• [Written request]
Starting at the first line of the listing below, retype each line up to and including the one that contains "C106 82 118". Leave pictures out.

• [Given information]
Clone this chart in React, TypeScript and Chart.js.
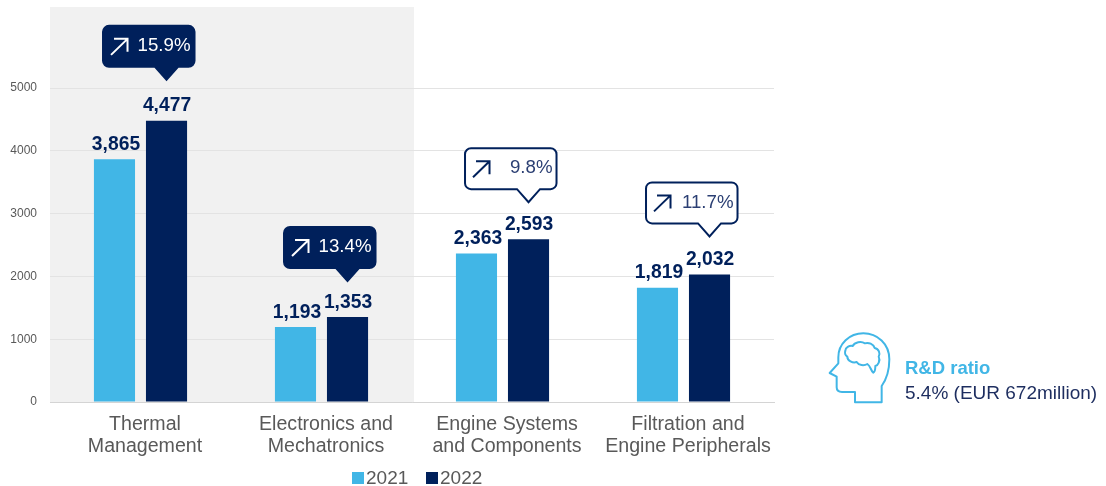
import React, { useEffect, useRef } from "react";
import { Chart, registerables } from "chart.js";

Chart.register(...registerables);

const FONT = '"Liberation Sans", Arial, sans-serif';
const NAVY = "#00205b";
const SKY = "#41b6e6";
const GREY_TEXT = "#595959";

const categories = [
  ["Thermal", "Management"],
  ["Electronics and", "Mechatronics"],
  ["Engine Systems", "and Components"],
  ["Filtration and", "Engine Peripherals"],
];
const values2021 = [3865, 1193, 2363, 1819];
const values2022 = [4477, 1353, 2593, 2032];
const yTicks = [0, 1000, 2000, 3000, 4000, 5000];
const growthLabels = ["15.9%", "13.4%", "9.8%", "11.7%"];
const growthFilled = [true, true, false, false];
const shadedCategories = [0, 1];
const ratioTitle = "R&D ratio";
const ratioText = "5.4% (EUR 672million)";

const HEAD_PATH =
  "M215 247 L215 198 C228 180 238 150 238 118 C238 72 202 40 160 40 C118 40 85 72 85 112 L85 130 L59 159 L80 170 L80 202 C80 211 87 216 96 216 L135 216 L135 247 Z";
const BRAIN_PATH =
  "M106 92 C106 82 118 76 128 78 C134 66 154 62 164 70 C176 66 190 72 194 84 C206 86 212 100 206 110 C212 122 204 136 196 138 C196 148 194 156 190 158 C182 152 182 138 172 132 C162 138 146 136 140 126 C128 130 112 122 112 110 C106 106 104 98 106 92 Z";

// Shaded band behind the first two categories, beneath the grid lines.
const shadePlugin = {
  id: "shade",
  beforeDraw(chart: any) {
    const { ctx, chartArea, scales } = chart;
    const band = scales.x.getPixelForValue(1) - scales.x.getPixelForValue(0);
    const first = shadedCategories[0];
    const last = shadedCategories[shadedCategories.length - 1];
    const left = scales.x.getPixelForValue(first) - band / 2;
    const right = scales.x.getPixelForValue(last) + band / 2 + 2;
    ctx.save();
    ctx.fillStyle = "#f1f1f1";
    ctx.fillRect(left, chartArea.top, right - left, scales.y.getPixelForValue(0) - chartArea.top);
    ctx.restore();
  },
};

// Thousands-separated value printed above each bar.
const valueLabelPlugin = {
  id: "valueLabels",
  afterDatasetsDraw(chart: any) {
    const { ctx } = chart;
    ctx.save();
    ctx.font = `bold 19.3px ${FONT}`;
    ctx.fillStyle = NAVY;
    ctx.textAlign = "center";
    ctx.textBaseline = "alphabetic";
    chart.data.datasets.forEach((ds: any, i: number) => {
      chart.getDatasetMeta(i).data.forEach((bar: any, j: number) => {
        const shift = i === 0 ? 1.5 : 0.5;
        ctx.fillText(ds.data[j].toLocaleString("en-US"), bar.x + shift, bar.y - 9.5);
      });
    });
    ctx.restore();
  },
};

// Speech bubble with growth arrow, its tail pointing at the 2022 bar.
function drawBubble(ctx: CanvasRenderingContext2D, tipX: number, tipY: number, label: string, filled: boolean) {
  const left = tipX - 63.5;
  const right = tipX + 28;
  const bottom = tipY - 13;
  const top = bottom - 41;
  const r = 6;
  const tail = 11.5;
  ctx.beginPath();
  ctx.moveTo(left + r, top);
  ctx.arcTo(right, top, right, bottom, r);
  ctx.arcTo(right, bottom, tipX + tail, bottom, r);
  ctx.lineTo(tipX + tail, bottom);
  ctx.lineTo(tipX, tipY);
  ctx.lineTo(tipX - tail, bottom);
  ctx.arcTo(left, bottom, left, top, r);
  ctx.arcTo(left, top, right, top, r);
  ctx.closePath();
  ctx.fillStyle = filled ? NAVY : "#ffffff";
  ctx.fill();
  ctx.strokeStyle = NAVY;
  ctx.lineWidth = 2;
  ctx.stroke();

  const ink = filled ? "#ffffff" : NAVY;
  ctx.strokeStyle = ink;
  ctx.lineWidth = 2;
  ctx.beginPath();
  ctx.moveTo(left + 8, top + 29);
  ctx.lineTo(left + 24.5, top + 13);
  ctx.moveTo(left + 11, top + 13);
  ctx.lineTo(left + 24.5, top + 13);
  ctx.lineTo(left + 24.5, top + 26);
  ctx.stroke();

  ctx.fillStyle = filled ? "#ffffff" : "#2b3f73";
  ctx.font = `18.7px ${FONT}`;
  ctx.textAlign = "right";
  ctx.textBaseline = "middle";
  ctx.fillText(label, right - 4, top + 20);
}

const bubblePlugin = {
  id: "bubbles",
  afterDatasetsDraw(chart: any) {
    const { ctx } = chart;
    const lift = [41, 36, 37, 38];
    ctx.save();
    chart.getDatasetMeta(1).data.forEach((bar: any, j: number) => {
      drawBubble(ctx, bar.x, bar.y - lift[j], growthLabels[j], growthFilled[j]);
    });
    ctx.restore();
  },
};

// Series key under the axis, with the swatch set tight against its label.
const keyPlugin = {
  id: "seriesKey",
  afterDraw(chart: any) {
    const { ctx } = chart;
    ctx.save();
    ctx.font = `19px ${FONT}`;
    ctx.textAlign = "left";
    ctx.textBaseline = "middle";
    let x = 352;
    chart.data.datasets.forEach((ds: any) => {
      ctx.fillStyle = ds.backgroundColor;
      ctx.fillRect(x, 472, 12, 12);
      ctx.fillStyle = GREY_TEXT;
      ctx.fillText(ds.label, x + 14, 478.5);
      x += 74;
    });
    ctx.restore();
  },
};

// R&D note to the right of the plot: head outline, heading and figure.
const notePlugin = {
  id: "rdNote",
  afterDraw(chart: any) {
    const { ctx } = chart;
    ctx.save();
    ctx.translate(810, 320);
    ctx.scale(1 / 3, 1 / 3);
    ctx.strokeStyle = SKY;
    ctx.lineWidth = 6;
    ctx.lineJoin = "round";
    ctx.stroke(new Path2D(HEAD_PATH));
    ctx.stroke(new Path2D(BRAIN_PATH));
    ctx.restore();

    ctx.save();
    ctx.textAlign = "left";
    ctx.textBaseline = "alphabetic";
    ctx.font = `bold 18.5px ${FONT}`;
    ctx.fillStyle = SKY;
    ctx.fillText(ratioTitle, 905, 374);
    ctx.font = `19px ${FONT}`;
    ctx.fillStyle = "#1d2d5f";
    ctx.fillText(ratioText, 905, 399);
    ctx.restore();
  },
};

// Axis label overhang must not push the plot area in.
function clearPadding(scale: any) {
  scale.paddingTop = 0;
  scale.paddingBottom = 0;
  scale.paddingLeft = 0;
  scale.paddingRight = 0;
}

export default function App() {
  const ref = useRef<HTMLCanvasElement>(null);

  useEffect(() => {
    const chart = new Chart(ref.current as HTMLCanvasElement, {
      type: "bar",
      data: {
        labels: categories as any,
        datasets: [
          { label: "2021", data: values2021, backgroundColor: SKY, barPercentage: 0.79, categoryPercentage: 0.575 },
          { label: "2022", data: values2022, backgroundColor: NAVY, barPercentage: 0.79, categoryPercentage: 0.575 },
        ],
      },
      options: {
        responsive: false,
        animation: false,
        layout: { autoPadding: false, padding: { top: 7, right: 332, left: 0, bottom: 0 } },
        plugins: { legend: { display: false }, tooltip: { enabled: false } },
        scales: {
          x: {
            afterFit(scale: any) {
              scale.height = 84;
              clearPadding(scale);
            },
            grid: { display: false },
            border: { display: true, color: "#d4d4d4", width: 1 },
            ticks: {
              autoSkip: false,
              maxRotation: 0,
              minRotation: 0,
              padding: 4,
              labelOffset: 4.5,
              color: GREY_TEXT,
              font: { family: FONT, size: 19.6, lineHeight: 1.12 },
            },
          },
          y: {
            min: 0,
            max: 6290,
            afterFit(scale: any) {
              scale.width = 50;
              clearPadding(scale);
            },
            afterBuildTicks(scale: any) {
              scale.ticks = yTicks.map((value) => ({ value }));
            },
            grid: { color: "#e3e3e3", drawTicks: false, lineWidth: 1 },
            border: { display: false },
            ticks: {
              padding: 13,
              color: GREY_TEXT,
              callback: (v: any) => String(v),
              font: { family: FONT, size: 12 },
            },
          },
        },
      },
      plugins: [shadePlugin, valueLabelPlugin, bubblePlugin, keyPlugin, notePlugin],
    } as any);
    return () => chart.destroy();
  }, []);

  return (
    <canvas
      ref={ref}
      width={1106}
      height={486}
      style={{ position: "fixed", left: 0, top: 0, display: "block" }}
    />
  );
}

• [Reply]
Clone this chart in React, TypeScript and Chart.js.
import React, { useEffect, useRef } from "react";
import { Chart, registerables } from "chart.js";

Chart.register(...registerables);

const FONT = '"Liberation Sans", Arial, sans-serif';
const NAVY = "#00205b";
const SKY = "#41b6e6";
const GREY_TEXT = "#595959";

const categories = [
  ["Thermal", "Management"],
  ["Electronics and", "Mechatronics"],
  ["Engine Systems", "and Components"],
  ["Filtration and", "Engine Peripherals"],
];
const values2021 = [3865, 1193, 2363, 1819];
const values2022 = [4477, 1353, 2593, 2032];
const yTicks = [0, 1000, 2000, 3000, 4000, 5000];
const growthLabels = ["15.9%", "13.4%", "9.8%", "11.7%"];
const growthFilled = [true, true, false, false];
const shadedCategories = [0, 1];
const ratioTitle = "R&D ratio";
const ratioText = "5.4% (EUR 672million)";

const HEAD_PATH =
  "M215 247 L215 198 C228 180 238 150 238 118 C238 72 202 40 160 40 C118 40 85 72 85 112 L85 130 L59 159 L80 170 L80 202 C80 211 87 216 96 216 L135 216 L135 247 Z";
const BRAIN_PATH =
  "M106 92 C106 82 118 76 128 78 C134 66 154 62 164 70 C176 66 190 72 194 84 C206 86 212 100 206 110 C212 122 204 136 196 138 C196 148 194 156 190 158 C182 152 182 138 172 132 C162 138 146 136 140 126 C128 130 112 122 112 110 C106 106 104 98 106 92 Z";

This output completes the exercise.